The event finished with a drink reception and the launch of Performance and VR Practice special issue, IJPADM. Prof. Sophy Smith guided us through the special issue and presented a summary of the articles and talked about the experience of completing this work. Co-conveners announced that a call for papers will be circulated for a forthcoming Performance and New Technologies affiliated issue with the IJPADM for publication on 2020.  

Types of contributions (papers, performances, workshops, etc.)
Paper presentations, practical-demo, a special issue launch and a VR live one-to-one performance

Number of Delegates: 17 (including 3 invited speakers)

How many were new to TaPRA? 10

Did you have any non-UK participants? No

Any additional points or feedback not covered above?

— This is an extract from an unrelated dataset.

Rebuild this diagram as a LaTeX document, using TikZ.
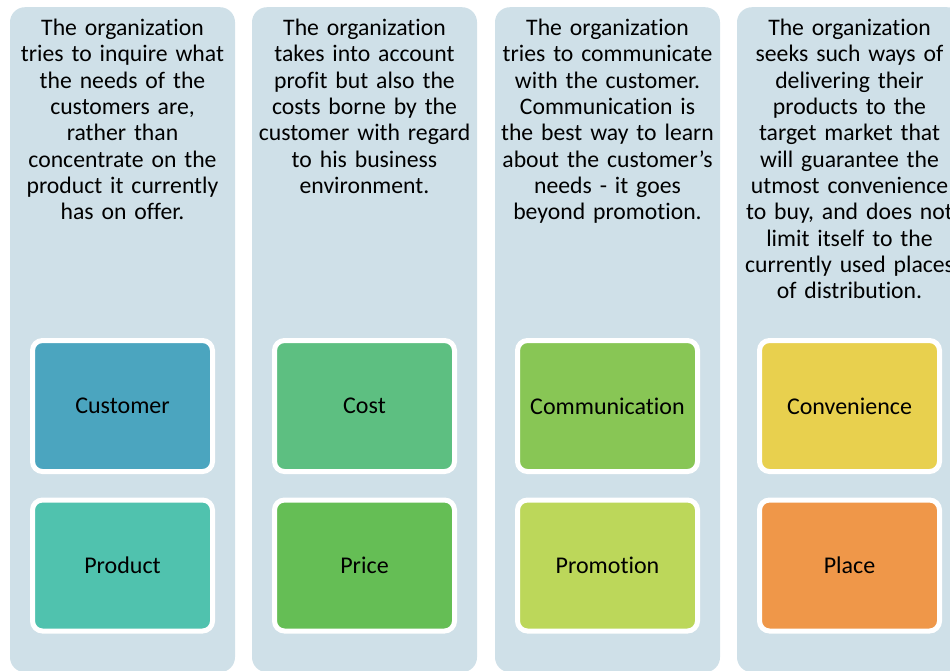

We used the following Twitter hashtag: #perfnewtech

Please see here for further details and pictures: https://mmd.research.southwales.ac.uk/news-and-events/events/immersive-and-interactive-technologies-and-live-performance-vrarmr-practices/

Overall budget awarded: £599

Amount spent: £599

Breakdown of costs:

£250 for invited keynote. ZU-UK invoiced USW £500 (including VAT). To be paid half/half between TaPRA and MMD.

£59 for drink reception.

£50 to support travel for PhD student Kerryn Wise.

£50 to support travel for PhD student Eleni Kolliopoulou.

Up to £190 to support travel and accommodation for invited speaker Prof. Sophy Smith, tbc.